Быстрое распространение рационалистических и протестантских учений в России начала века вовлекало в себя старые мистические секты, быстро их трансформируя. По таким изданиям, как Миссионерское обозрение,видно, что хлысты меньше беспокоили православных миссионеров в начале 20 века, чем в конце 19-го. Описывались, впрочем, разного рода промежуточные культы, которые миссионеры обозначали искусственными понятиями ‘новохлыстовство’ или ‘штундохлыстовство’. В 1890-х главным предметом миссионерских забот Синода становится ‘штундизм’ (от немецкого Stunde — час), быстро распространявшийся по югу России. Так в синодальных отчетах без разбору именовались все протестантские секты, членами которых были этнически русские. Этим актом классификации церковная бюрократия пыталась справиться с более чем реальной проблемой: инородцам, например немецким колонистам, она не могла запретить быть иноверцами, но пыталась воспрепятствовать конверсии русских. Церковь особенно боялась связей русских протестантов с их могущественными западными единоверцами. Называя сектантов ‘штундистами’, экзотизируя русские общины, описывая их похожими на хлыстов, церковь отрицала их родство с протестантскими сектами и пыталась нарушить их общение. На деле, в ‘штундисты’ оказывались зачислены русскоязычные евангелисты, адвентисты, а более всего баптисты.

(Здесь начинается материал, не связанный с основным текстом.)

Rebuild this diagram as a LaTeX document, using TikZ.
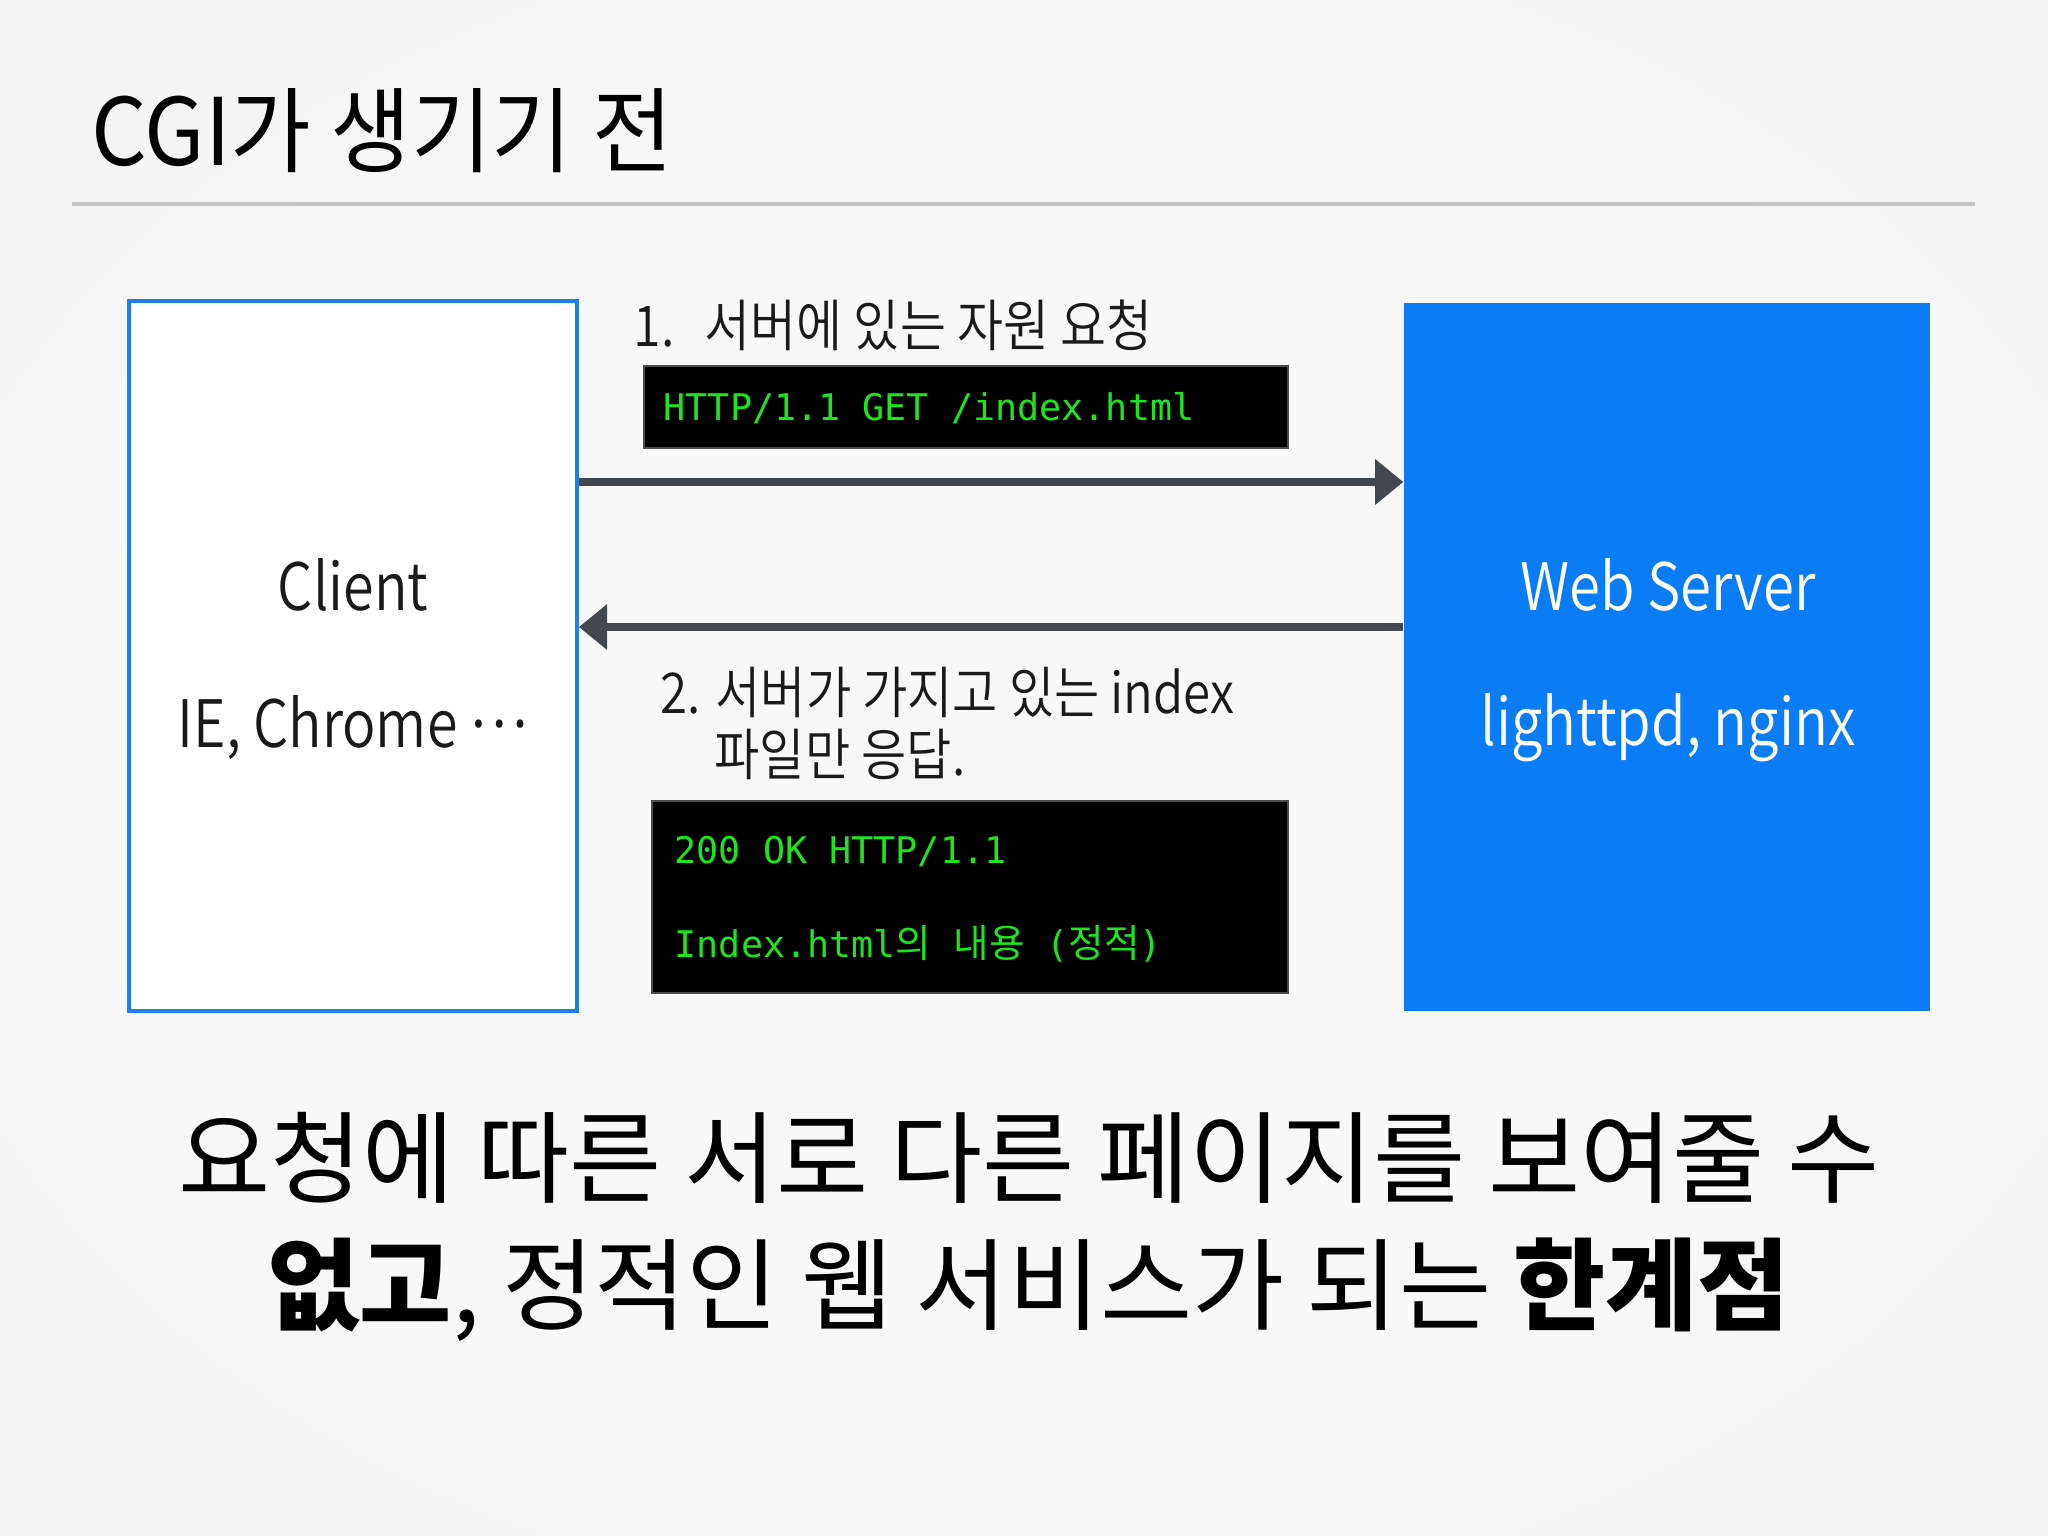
\documentclass[tikz,border=0pt]{standalone}
\usepackage{fontspec}
\usepackage{graphicx}
\setmainfont{Noto Sans CJK KR}
\newfontfamily\kr{Noto Sans CJK KR}
\IfFontExistsTF{Noto Sans CJK KR DemiLight}{\newfontfamily\krl{Noto Sans CJK KR DemiLight}}{\newfontfamily\krl{Noto Sans CJK KR}}
\newfontfamily\mono{DejaVu Sans Mono}
\usetikzlibrary{arrows.meta}
\definecolor{bgin}{HTML}{F8F8F8}
\definecolor{bgout}{HTML}{E2E2E4}
\definecolor{clientblue}{HTML}{1F80EC}
\definecolor{serverblue}{HTML}{0A7CF6}
\definecolor{arrowgray}{HTML}{43474F}
\definecolor{codegreen}{HTML}{1EE41E}
\definecolor{rulegray}{HTML}{C4C4C4}
\definecolor{txt}{HTML}{1A1A1A}
\pgfdeclareradialshading{bgshade}{\pgfpoint{0bp}{0bp}}{color(0bp)=(bgin); color(22bp)=(bgin); color(72bp)=(bgout)}
\newcommand{\sx}[2]{\scalebox{#1}[1]{#2}}
\tikzset{
  boxlabel/.style={inner sep=0pt, anchor=base, font=\krl\fontsize{18.6pt}{22pt}\selectfont},
  steplabel/.style={inner sep=0pt, anchor=base west, text=txt, font=\krl\fontsize{16pt}{19pt}\selectfont},
  codebox/.style={fill=black, draw=black!70, line width=0.3pt, inner sep=0pt},
  codetext/.style={inner sep=0pt, anchor=base west, text=codegreen, font=\fontsize{10.45pt}{12pt}\selectfont},
  arr/.style={draw=arrowgray, line width=2pt, -{Triangle[length=8pt,width=12.5pt]}},
  bigtext/.style={inner sep=0pt, anchor=base, text=black, font=\fontsize{28.5pt}{32pt}\selectfont}
}
\begin{document}
\begin{tikzpicture}
\useasboundingbox (0,0) rectangle (20.48,-15.36);
\shade[shading=bgshade] (0,0) rectangle (20.48,-15.36);

% title
\node[inner sep=0pt, anchor=base west, font=\fontsize{26.5pt}{30pt}\selectfont] (title) at (0.91,-1.66) {\sx{0.94}{CGI가 생기기 전}};
\coordinate (ruleL) at (0.72,-2.04);
\coordinate (ruleR) at (19.75,-2.04);
\draw[rulegray, line width=0.9pt] (ruleL) -- (ruleR);

% boxes
\node[draw=clientblue, line width=1.1pt, fill=white, minimum width=4.48cm, minimum height=7.10cm, inner sep=0pt] (client) at (3.53,-6.56) {};
\node[fill=serverblue, minimum width=5.26cm, minimum height=7.08cm, inner sep=0pt] (server) at (16.67,-6.57) {};

\node[boxlabel, text=txt] (clientname) at (3.53,-6.10) {\sx{0.85}{Client}};
\node[boxlabel, text=txt] (clientex) at (3.53,-7.47) {\sx{0.85}{IE, Chrome \raisebox{0.3em}{…}}};
\node[boxlabel, text=white] (servername) at (16.68,-6.10) {\sx{0.86}{Web Server}};
\node[boxlabel, text=white] (serverex) at (16.68,-7.45) {\sx{0.86}{lighttpd, nginx}};

% step 1
\node[steplabel] (step1) at (6.33,-3.47) {\sx{0.89}{1.\hspace{0.6em}서버에 있는 자원 요청}};
\node[codebox, minimum width=6.44cm, minimum height=0.82cm] (code1) at (9.66,-4.07) {};
\node[codetext] (code1t) at (6.63,-4.21) {\mono HTTP/1.1 GET /index.html};

% arrows
\coordinate (a1) at (10,-4.82);
\coordinate (a2) at (10,-6.27);
\draw[arr] (client.east |- a1) -- (server.west |- a1);
\draw[arr] (server.west |- a2) -- (client.east |- a2);

% step 2
\node[steplabel] (step2a) at (6.60,-7.14) {\sx{0.875}{2. 서버가 가지고 있는 index}};
\node[steplabel] (step2b) at (7.14,-7.76) {\sx{0.875}{파일만 응답.}};
\node[codebox, minimum width=6.36cm, minimum height=1.92cm] (code2) at (9.70,-8.97) {};
\node[codetext] (code2a) at (6.74,-8.63) {\mono 200 OK HTTP/1.1};
\node[codetext] (code2b) at (6.74,-9.57) {{\mono Index.html}{\kr\fontsize{11pt}{12pt}\selectfont 의}{\mono\ }{\kr\fontsize{11pt}{12pt}\selectfont 내용}{\mono\ (}{\kr\fontsize{11pt}{12pt}\selectfont 정적}{\mono )}};

% bottom text
\node[bigtext] (line1) at (10.29,-11.95) {요청에 따른 서로 다른 페이지를 보여줄 수};
\node[bigtext] (line2) at (10.29,-13.22) {\textbf{없고}, 정적인 웹 서비스가 되는 \textbf{한계점}};
\end{tikzpicture}
\end{document}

Определенную роль в уменьшении реального влияния мистических сект сыграла эмиграция наиболее активных общин: часть меннонитов сумела уехать в 1874 в США, часть духоборов в Канаду в 1898–1900, часть хлыстов-новоизраильтян в Уругвай в 1912. Немалую роль в трансформации сектантских общин играло развитие толстовского движения [183]. В итоге революции 1905 года раскол добился свободы вероисповедования; но определяющую роль в этом событии играли старообрядцы, а не сектанты [184]. В событиях 1917 года и гражданской войне мистические секты заметного участия не принимали. После большевистской революции новая власть предпринимала систематические усилия по установлению союза с народными сектами [185]. Они, однако, не отзывались, либо не доверяя властям и предпочитая оставаться в подполье, либо будучи уже разрушенными. Отказ сектантов служить в армии определил невозможность сотрудничества между сектами и революционным правительством.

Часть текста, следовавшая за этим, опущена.